Formal and Informal Insolvency

Our Partners are all Registered and Official Liquidators and have extensive experience in all forms of corporate insolvency. Our experience enables us to maximise the value for businesses and its stakeholders through the insolvency regime with a focus on business rehabilitation through Voluntary Administrations and Deeds of Company Arrangement or, if that is not possible, the liquidation of the business.

We provide the following services:

  • Voluntary Administrations
  • Deed of Company Arrangement
  • Liquidations
  • Receiverships


Voluntary Administration

A company in financial difficulty can be placed into voluntary administration, instead of liquidation. The voluntary administration provides a process for business continuity (turnaround or saving the Company), whilst a liquidation is a terminal process that results in the winding up of the company.

The voluntary administration usually lasts around five (5) weeks, during which time the voluntary administrator takes control of the Company, investigates the affairs of the Company and provides creditors with a recommendation as to the best options available. This may include a proposal to creditors that enables the Company to continue in some form under a Deed of Company Arrangement.

A voluntary administrator is usually appointed by a company’s directors, after they decide that the company is insolvent or likely to become insolvent. Less commonly, a voluntary administrator may be appointed by a liquidator, provisional liquidator, or a secured creditor.

Voluntary administration provides flexibility in restructuring, negotiating outcomes with creditors and deciding the company’s future direction quickly. Other benefits include:

  • unsecured creditors can’t begin, continue or enforce their claims against the company without the administrator’s consent or the court’s permission
  • owners of property (other than perishable property) used or occupied by the company, or people who lease such property to the company, can’t recover their property
  • except in limited circumstances, secured creditors can’t enforce their security interest in the company’s assets
  • a court application to put the company in liquidation can’t be commenced
  • a creditor holding a personal guarantee from the company’s director or other person can’t act under the personal guarantee without the court’s consent.


Deed of Company Arrangement (“DOCA”)

A Deed of Company Arrangement (“DOCA”) is a formal proposal generally submitted by management (or an interested party) prior to the second meeting of creditors in a Voluntary Administration. The general reason for a proposed deed is the expectation of financial benefit to the parties compromising or modifying their rights.

The expected financial benefit may be generated by one of the following:

  • Continue trading to generate a profit for the company and the creditors through continued supply;
  • Modify creditor claims to assist with working capital to restructure the company;
  • Taxation advantages to carry forward tax losses in the corporate structure;
  • Restructure the company through a merger or reorganisation;
  • Take-over or sale of the company as a going concern;
  • Avoiding liquidation.

Should management (or an interested party) wish to submit a DOCA proposal, the terms of the proposal are at the discretion of the party submitting the DOCA. While the DOCA may include contributions over a period of time, and / or a lump sum amount on the achievement of a milestone (e.g. sale of an asset), in order to establish a Deed Fund for the distribution to creditors.

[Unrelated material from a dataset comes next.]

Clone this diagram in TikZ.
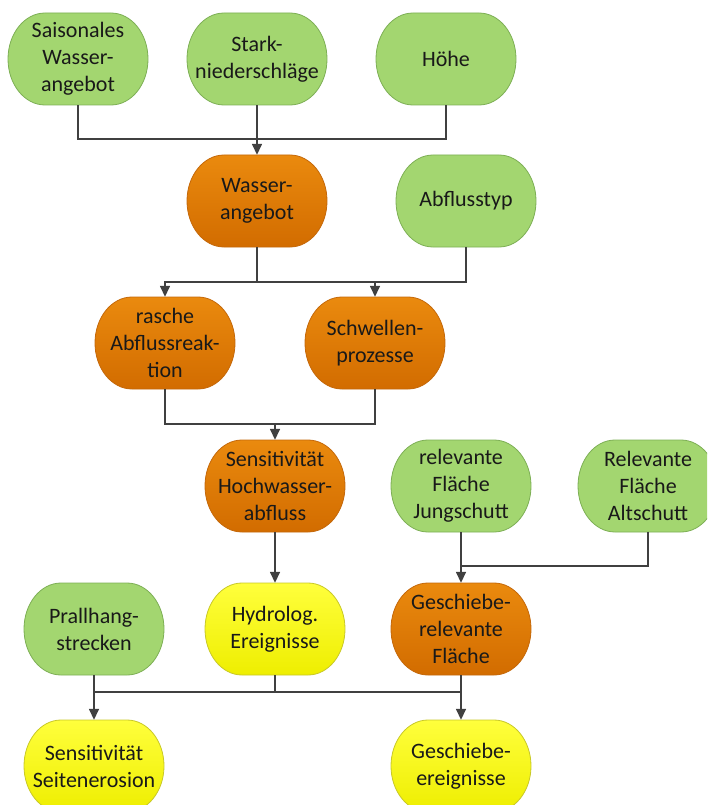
\documentclass[tikz,border=0pt]{standalone}
\usepackage{fontspec}
\setmainfont{Carlito}
\usetikzlibrary{arrows.meta}
\definecolor{gfill}{RGB}{163,214,112}
\definecolor{gline}{RGB}{125,175,85}
\definecolor{otop}{RGB}{234,138,14}
\definecolor{obot}{RGB}{210,108,0}
\definecolor{oline}{RGB}{196,104,10}
\definecolor{ytop}{RGB}{255,255,60}
\definecolor{ybot}{RGB}{238,238,0}
\definecolor{yline}{RGB}{200,200,40}
\definecolor{conn}{RGB}{64,64,64}
\tikzset{
  greenbox/.style={fill=gfill,draw=gline,line width=0.8pt},
  orangebox/.style={top color=otop,bottom color=obot,draw=oline,line width=0.8pt},
  yellowbox/.style={top color=ytop,bottom color=ybot,draw=yline,line width=0.8pt},
  txt/.style={rectangle,minimum width=140pt,minimum height=92pt,inner sep=0pt,align=center,
    font=\fontsize{22}{27}\selectfont,text=black!90},
  conline/.style={draw=conn,line width=1.5pt},
  arr/.style={conline,-{Triangle[width=10pt,length=11pt]}},
}
\newcommand\tbox[5]{%
  \begin{scope}[shift={(#2,#3)}]
    \path[#4] (-33,-46) -- (33,-46)
      arc[start angle=-90,end angle=90,x radius=37,y radius=46]
      -- (-33,46)
      arc[start angle=90,end angle=270,x radius=37,y radius=46] -- cycle;
  \end{scope}
  \node[txt] (#1) at (#2,#3) {#5};
}
\begin{document}
\begin{tikzpicture}[x=1pt,y=-1pt]
\useasboundingbox (0,0) rectangle (707,805);
\clip (0,0) rectangle (707,805);
% nodes
\tbox{sais}{78}{59}{greenbox}{Saisonales\\Wasser-\\angebot}
\tbox{stark}{257}{59}{greenbox}{Stark-\\niederschläge}
\tbox{hoehe}{446}{59}{greenbox}{Höhe}
\tbox{wasser}{257}{201}{orangebox}{Wasser-\\angebot}
\tbox{abfl}{466}{201}{greenbox}{Abflusstyp}
\tbox{rasche}{165}{343}{orangebox}{rasche\\Abflussreak-\\tion}
\tbox{schw}{375}{343}{orangebox}{Schwellen-\\prozesse}
\tbox{sensh}{275}{486}{orangebox}{Sensitivität\\Hochwasser-\\abfluss}
\tbox{jung}{461}{486}{greenbox}{relevante\\Fläche\\Jungschutt}
\tbox{alt}{648}{486}{greenbox}{Relevante\\Fläche\\Altschutt}
\tbox{prall}{94}{629}{greenbox}{Prallhang-\\strecken}
\tbox{hydro}{275}{629}{yellowbox}{Hydrolog.\\Ereignisse}
\tbox{gesch}{461}{629}{orangebox}{Geschiebe-\\relevante\\Fläche}
\tbox{seit}{94}{766}{yellowbox}{Sensitivität\\Seitenerosion}
\tbox{gerei}{461}{766}{yellowbox}{Geschiebe-\\ereignisse}
% junctions
\coordinate (j1) at (257,139);
\coordinate (j2) at (257,282);
\coordinate (j3) at (275,424);
\coordinate (j4) at (461,566);
\coordinate (j5) at (275,692);
% connectors
\draw[conline] (sais.south) |- (j1);
\draw[conline] (hoehe.south) |- (j1);
\draw[arr] (stark.south) -- (wasser.north);
\draw[conline] (wasser.south) -- (j2);
\draw[arr] (j2) -| (rasche.north);
\draw[conline] (abfl.south) |- (j2);
\draw[arr] (schw.north |- j2) -- (schw.north);
\draw[conline] (rasche.south) |- (j3);
\draw[conline] (schw.south) |- (j3);
\draw[arr] (j3) -- (sensh.north);
\draw[arr] (sensh.south) -- (hydro.north);
\draw[arr] (jung.south) -- (gesch.north);
\draw[conline] (alt.south) |- (j4);
\draw[conline] (hydro.south) -- (j5);
\draw[conline] (prall.south |- j5) -- (gesch.south |- j5);
\draw[arr] (prall.south) -- (seit.north);
\draw[arr] (gesch.south) -- (gerei.north);
\end{tikzpicture}
\end{document}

If a DOCA is proposed prior to the second meeting of creditors, the administrator will provide their opinion on the DOCA proposal in comparison to a liquidation scenario.

Creditors will then have an opportunity to vote on the future of the company, and any DOCA proposal, at the second meeting.

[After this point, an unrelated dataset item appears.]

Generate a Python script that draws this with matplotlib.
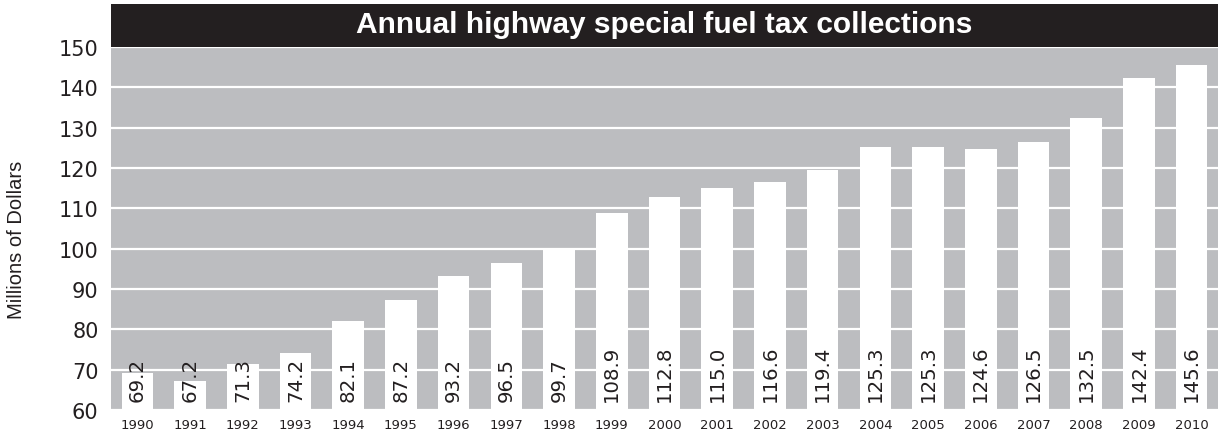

A liquidator is appointed to an insolvent company to independently take control of the company so that its affairs can be wound up in an orderly and fair way for the benefit of all creditors. It involves realising the company’s assets, cessation or sale of its operations, conducting investigations into the affairs of the business, distributing the realised proceeds (if any) among its creditors and distributing any surplus among its shareholders.

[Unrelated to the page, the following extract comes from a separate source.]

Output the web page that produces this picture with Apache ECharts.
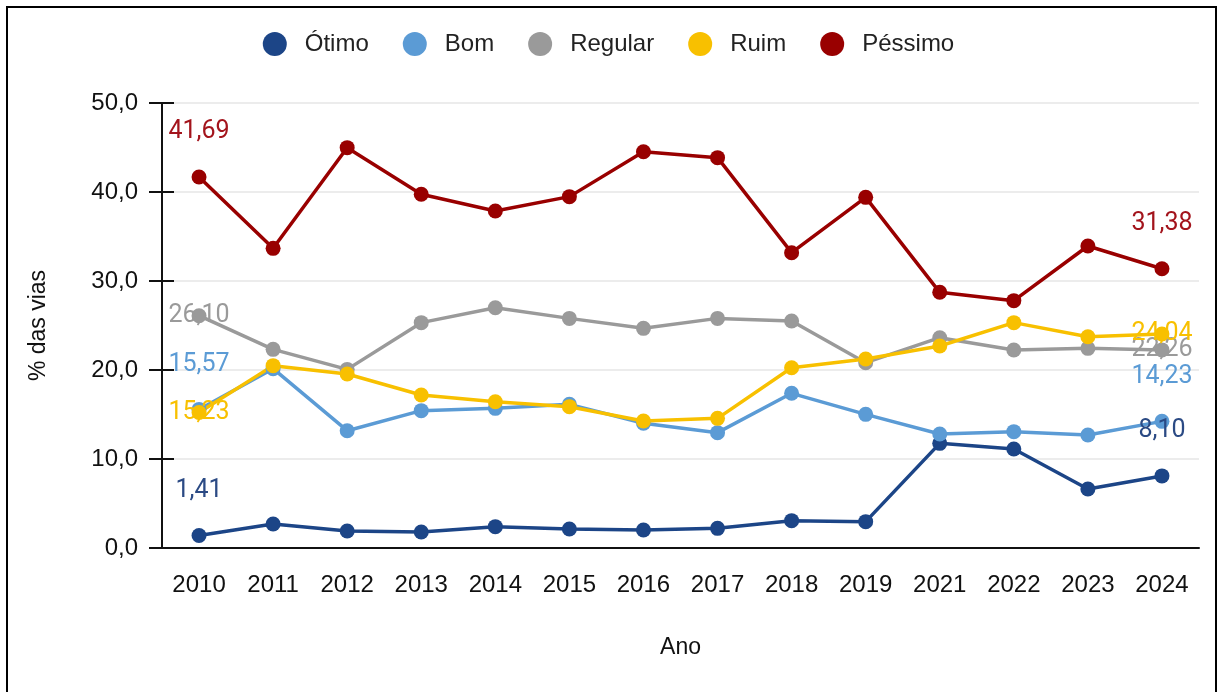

There are two types of insolvent liquidation:

  • creditors’ voluntary liquidation; and
  • court liquidation.

The most common type is a creditors’ voluntary liquidation, which usually begins in one of two ways:
the company’s shareholders resolve to liquidate the company and appoint a liquidator.
creditors of the company vote to wound up the company following a voluntary administration or a terminated deed of company arrangement

In a court liquidation, the court winds up the company and appoints a liquidator following the lodgement of a winding up application. A winding up application can be lodged by creditors, company director(s), company shareholder(s) or ASIC.

Unsecured creditors cannot commence or continue legal action against the company, unless the court permits after the company is in liquidation.

A members’ voluntary liquidation is a solvent company. Shareholders of the company will wound up the company and appointed a liquidator to distribute the assets of the company in accordance with the company’s constitution.



A secured creditor or the Court may appoint a receiver (or receiver & manager or controller) to take control over the entire company or over specific company property and realise the property in the interest of that secured creditor. Any surplus available after discharging the debt will subsequently be returned to the company or the liquidator, if one is appointed.